Something happens when the dog (and human for that sake) is unleashed once the hunt begins. The character of their intertwining changes. If to ‚keep on a leash‘ meant to control, suppress, to check, to ‚unleash‘ has the ambiguous effect of either to ‚allow to run free‚ or to ‚allow to run riot‚. Beating during a pressure hunt would be difficult if not impossible with a dog on a leash. They need the freedom to roam in order to do their job properly. Control is to be released and needs to be replaced by trust. But how to trust a dog that is known both as a disciplined dog and a dog with a ‚healthy‘ hunting drive? If the dog is allowed to run free without running riot this trust can only be build on skill. The dog needs to be an experienced dog, one who has learned the skills to hunt independently (selbständig jagend), has a good sense of orientation, persistence, a sense of the right distance between himself and the game when chasing, and being fährtenlaut (i.e. barking when chasing). Only through these roaming skills can a dog be trusted in potentially risky hunting situations. But even then trust can never be complete as the messy encounter I have described showed.

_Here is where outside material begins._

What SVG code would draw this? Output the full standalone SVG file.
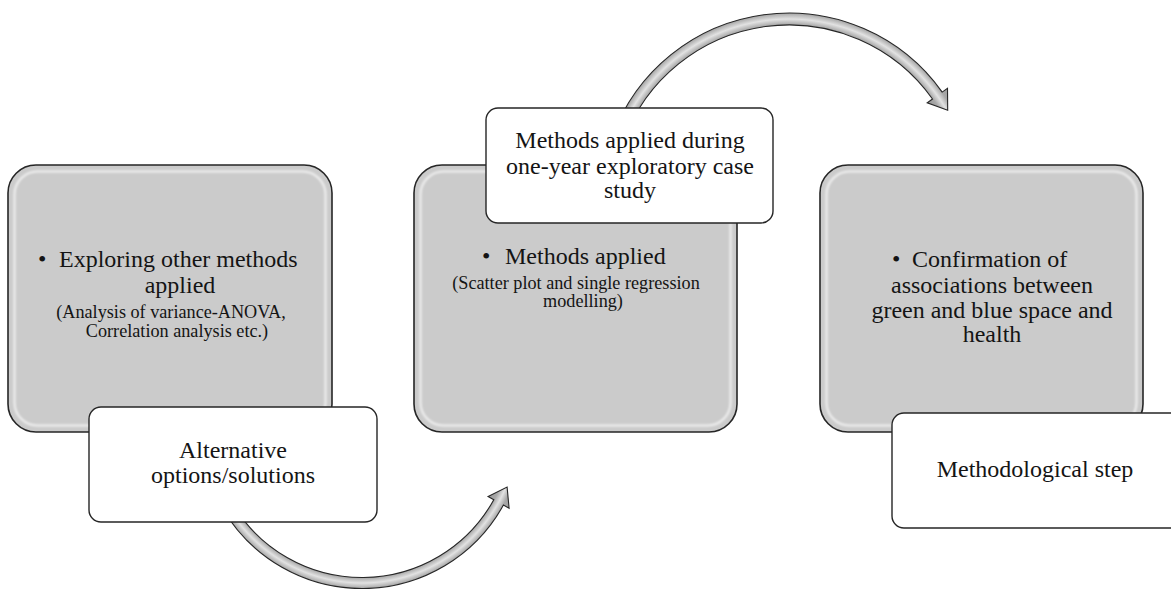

Thus freed (from the leash), the skilled hunting dog is ready to become entangled in a very different way. Running on game trails, following scent trails with the nose, ears twitching to notice the slightest sound, the forest and its animals now pull at the dog’s attention., affording various things to do. The landscape transforms into their field of action –  a taskscape as Ingold (2000) has put it. And a similar transformation takes place for the hunters and beaters – now free of the leash as well. Now they also can engage in their tasks within their taskscape which is – of course – inextricably intertwined with the dogs‘. Hunting dogs thus co-shape the hunters‘ cultural landscape and practice through corresponding actions. Neither a separation between nature and culture nor between humans and animals make much sense here to understand what has happened during the pressure hunt. The hunting community of practice operates with both human and non-human actors, synchronizing their actions towards a common goal while allowing for different motivations, ways of doing things and roles in the process. As a skilled practice for humans and dogs, hunting always is a risky and messy business, full of ambiguities and unclear situations that require both trust and skill to cope with them successfully. This pragmatism counters the impossibility of complete control  – over the hunting practice, over dogs and game, over the hunting landscape – that is often advocated by state institutions, official discourses and management regimes.